## What to produce
Output exactly the lines from the line containing "Output the LaTeX" through the line containing "(pbd-t) at (278,520)", inclusive, and omit any pictures.

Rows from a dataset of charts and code
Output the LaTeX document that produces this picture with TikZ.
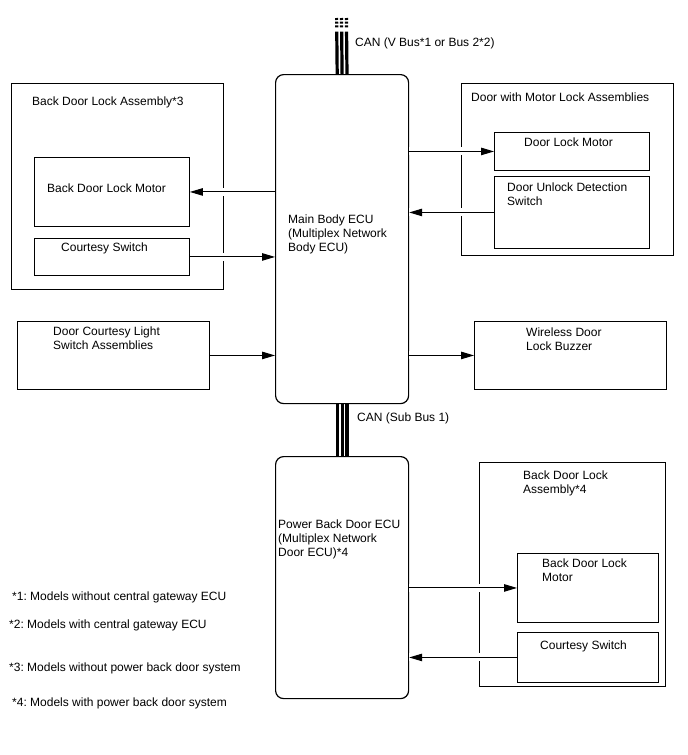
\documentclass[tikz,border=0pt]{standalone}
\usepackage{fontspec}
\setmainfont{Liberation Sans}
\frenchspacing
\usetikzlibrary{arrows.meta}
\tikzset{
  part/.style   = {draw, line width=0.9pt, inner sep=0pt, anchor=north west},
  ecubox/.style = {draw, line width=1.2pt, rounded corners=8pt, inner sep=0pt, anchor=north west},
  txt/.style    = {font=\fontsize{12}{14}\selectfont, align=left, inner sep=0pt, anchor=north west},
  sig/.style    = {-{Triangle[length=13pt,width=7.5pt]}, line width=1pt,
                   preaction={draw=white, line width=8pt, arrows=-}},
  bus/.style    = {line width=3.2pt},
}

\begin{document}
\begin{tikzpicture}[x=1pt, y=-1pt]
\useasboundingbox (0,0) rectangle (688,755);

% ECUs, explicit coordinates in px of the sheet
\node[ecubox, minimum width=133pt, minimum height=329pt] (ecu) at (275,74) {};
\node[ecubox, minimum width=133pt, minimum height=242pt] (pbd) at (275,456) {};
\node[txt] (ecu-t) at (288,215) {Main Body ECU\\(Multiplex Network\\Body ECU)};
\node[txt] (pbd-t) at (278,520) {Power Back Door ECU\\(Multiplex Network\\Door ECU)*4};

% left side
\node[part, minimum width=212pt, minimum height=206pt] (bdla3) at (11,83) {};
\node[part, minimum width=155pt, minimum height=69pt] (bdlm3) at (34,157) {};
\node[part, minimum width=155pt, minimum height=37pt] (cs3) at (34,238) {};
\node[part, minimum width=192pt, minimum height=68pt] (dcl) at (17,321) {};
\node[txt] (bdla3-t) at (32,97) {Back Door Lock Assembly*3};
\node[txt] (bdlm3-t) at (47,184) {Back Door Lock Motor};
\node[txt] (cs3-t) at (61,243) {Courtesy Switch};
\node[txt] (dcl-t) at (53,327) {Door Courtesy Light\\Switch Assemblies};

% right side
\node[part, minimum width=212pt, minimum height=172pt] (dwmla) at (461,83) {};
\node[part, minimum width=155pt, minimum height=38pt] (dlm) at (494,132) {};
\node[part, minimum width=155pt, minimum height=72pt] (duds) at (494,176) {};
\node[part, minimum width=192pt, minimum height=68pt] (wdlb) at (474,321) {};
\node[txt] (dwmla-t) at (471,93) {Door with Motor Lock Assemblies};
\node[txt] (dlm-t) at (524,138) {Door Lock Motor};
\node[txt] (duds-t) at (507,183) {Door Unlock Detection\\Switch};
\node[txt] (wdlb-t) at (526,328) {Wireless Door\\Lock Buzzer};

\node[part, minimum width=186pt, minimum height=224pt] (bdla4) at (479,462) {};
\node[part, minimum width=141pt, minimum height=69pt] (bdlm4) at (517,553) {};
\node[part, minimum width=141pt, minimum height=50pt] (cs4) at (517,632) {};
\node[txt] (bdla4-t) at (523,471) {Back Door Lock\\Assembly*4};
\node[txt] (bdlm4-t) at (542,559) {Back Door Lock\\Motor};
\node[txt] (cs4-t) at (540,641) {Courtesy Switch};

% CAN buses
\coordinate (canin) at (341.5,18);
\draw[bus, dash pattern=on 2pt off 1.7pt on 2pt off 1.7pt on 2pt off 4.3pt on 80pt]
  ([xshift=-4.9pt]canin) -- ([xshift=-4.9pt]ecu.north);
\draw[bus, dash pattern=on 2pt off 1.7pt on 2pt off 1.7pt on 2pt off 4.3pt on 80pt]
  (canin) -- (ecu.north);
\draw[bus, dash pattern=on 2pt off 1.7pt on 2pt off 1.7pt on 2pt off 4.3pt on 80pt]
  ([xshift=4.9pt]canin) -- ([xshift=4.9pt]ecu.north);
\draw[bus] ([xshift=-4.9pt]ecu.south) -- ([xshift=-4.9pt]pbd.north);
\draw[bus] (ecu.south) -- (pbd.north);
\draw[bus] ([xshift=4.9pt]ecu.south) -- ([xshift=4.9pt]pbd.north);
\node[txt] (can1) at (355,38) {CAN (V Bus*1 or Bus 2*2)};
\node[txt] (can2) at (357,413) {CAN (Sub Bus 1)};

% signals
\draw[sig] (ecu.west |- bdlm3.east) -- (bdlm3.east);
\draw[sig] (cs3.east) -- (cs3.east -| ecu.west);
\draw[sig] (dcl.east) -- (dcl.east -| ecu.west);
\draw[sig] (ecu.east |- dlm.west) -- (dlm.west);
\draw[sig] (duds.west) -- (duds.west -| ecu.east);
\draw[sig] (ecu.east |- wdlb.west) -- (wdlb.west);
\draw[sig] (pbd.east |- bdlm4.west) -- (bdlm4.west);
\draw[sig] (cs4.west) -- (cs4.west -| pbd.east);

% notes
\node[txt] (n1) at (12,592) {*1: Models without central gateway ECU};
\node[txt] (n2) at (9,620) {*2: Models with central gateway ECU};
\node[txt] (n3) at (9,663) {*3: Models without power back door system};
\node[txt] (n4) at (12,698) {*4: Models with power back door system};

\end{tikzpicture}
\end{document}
==
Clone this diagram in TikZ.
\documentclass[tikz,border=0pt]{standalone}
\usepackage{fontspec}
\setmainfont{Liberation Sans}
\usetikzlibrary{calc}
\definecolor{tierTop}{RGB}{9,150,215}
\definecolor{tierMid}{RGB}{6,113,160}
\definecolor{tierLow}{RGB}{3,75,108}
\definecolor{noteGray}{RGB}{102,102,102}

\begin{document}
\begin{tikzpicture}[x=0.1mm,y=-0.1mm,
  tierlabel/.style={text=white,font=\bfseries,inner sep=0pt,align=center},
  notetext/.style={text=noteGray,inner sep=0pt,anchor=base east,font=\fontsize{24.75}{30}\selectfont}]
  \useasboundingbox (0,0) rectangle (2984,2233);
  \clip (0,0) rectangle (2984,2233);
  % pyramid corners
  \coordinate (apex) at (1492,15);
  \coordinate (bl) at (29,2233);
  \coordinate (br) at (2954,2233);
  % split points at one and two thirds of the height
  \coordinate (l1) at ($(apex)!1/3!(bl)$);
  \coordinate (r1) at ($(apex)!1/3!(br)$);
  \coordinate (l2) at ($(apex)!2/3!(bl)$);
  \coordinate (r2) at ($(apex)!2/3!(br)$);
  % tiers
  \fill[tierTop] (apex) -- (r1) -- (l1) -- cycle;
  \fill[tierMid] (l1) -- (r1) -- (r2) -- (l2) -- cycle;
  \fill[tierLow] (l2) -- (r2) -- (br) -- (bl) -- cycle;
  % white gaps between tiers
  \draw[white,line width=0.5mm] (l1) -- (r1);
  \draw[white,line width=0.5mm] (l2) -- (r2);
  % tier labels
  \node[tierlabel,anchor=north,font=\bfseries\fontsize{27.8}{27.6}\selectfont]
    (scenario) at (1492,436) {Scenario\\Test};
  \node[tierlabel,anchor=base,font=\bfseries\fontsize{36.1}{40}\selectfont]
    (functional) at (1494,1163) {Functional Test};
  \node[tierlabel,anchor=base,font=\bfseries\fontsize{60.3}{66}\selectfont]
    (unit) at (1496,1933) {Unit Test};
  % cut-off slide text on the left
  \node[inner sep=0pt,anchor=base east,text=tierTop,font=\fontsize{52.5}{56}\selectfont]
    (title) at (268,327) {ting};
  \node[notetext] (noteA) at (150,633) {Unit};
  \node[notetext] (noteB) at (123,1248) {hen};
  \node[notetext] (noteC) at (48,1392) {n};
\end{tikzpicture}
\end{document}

## Output of the task
Output the LaTeX document that produces this picture with TikZ.
\documentclass[tikz,border=0pt]{standalone}
\usepackage{fontspec}
\setmainfont{Liberation Sans}
\frenchspacing
\usetikzlibrary{arrows.meta}
\tikzset{
  part/.style   = {draw, line width=0.9pt, inner sep=0pt, anchor=north west},
  ecubox/.style = {draw, line width=1.2pt, rounded corners=8pt, inner sep=0pt, anchor=north west},
  txt/.style    = {font=\fontsize{12}{14}\selectfont, align=left, inner sep=0pt, anchor=north west},
  sig/.style    = {-{Triangle[length=13pt,width=7.5pt]}, line width=1pt,
                   preaction={draw=white, line width=8pt, arrows=-}},
  bus/.style    = {line width=3.2pt},
}

\begin{document}
\begin{tikzpicture}[x=1pt, y=-1pt]
\useasboundingbox (0,0) rectangle (688,755);

% ECUs, explicit coordinates in px of the sheet
\node[ecubox, minimum width=133pt, minimum height=329pt] (ecu) at (275,74) {};
\node[ecubox, minimum width=133pt, minimum height=242pt] (pbd) at (275,456) {};
\node[txt] (ecu-t) at (288,215) {Main Body ECU\\(Multiplex Network\\Body ECU)};
\node[txt] (pbd-t) at (278,520) {Power Back Door ECU\\(Multiplex Network\\Door ECU)*4};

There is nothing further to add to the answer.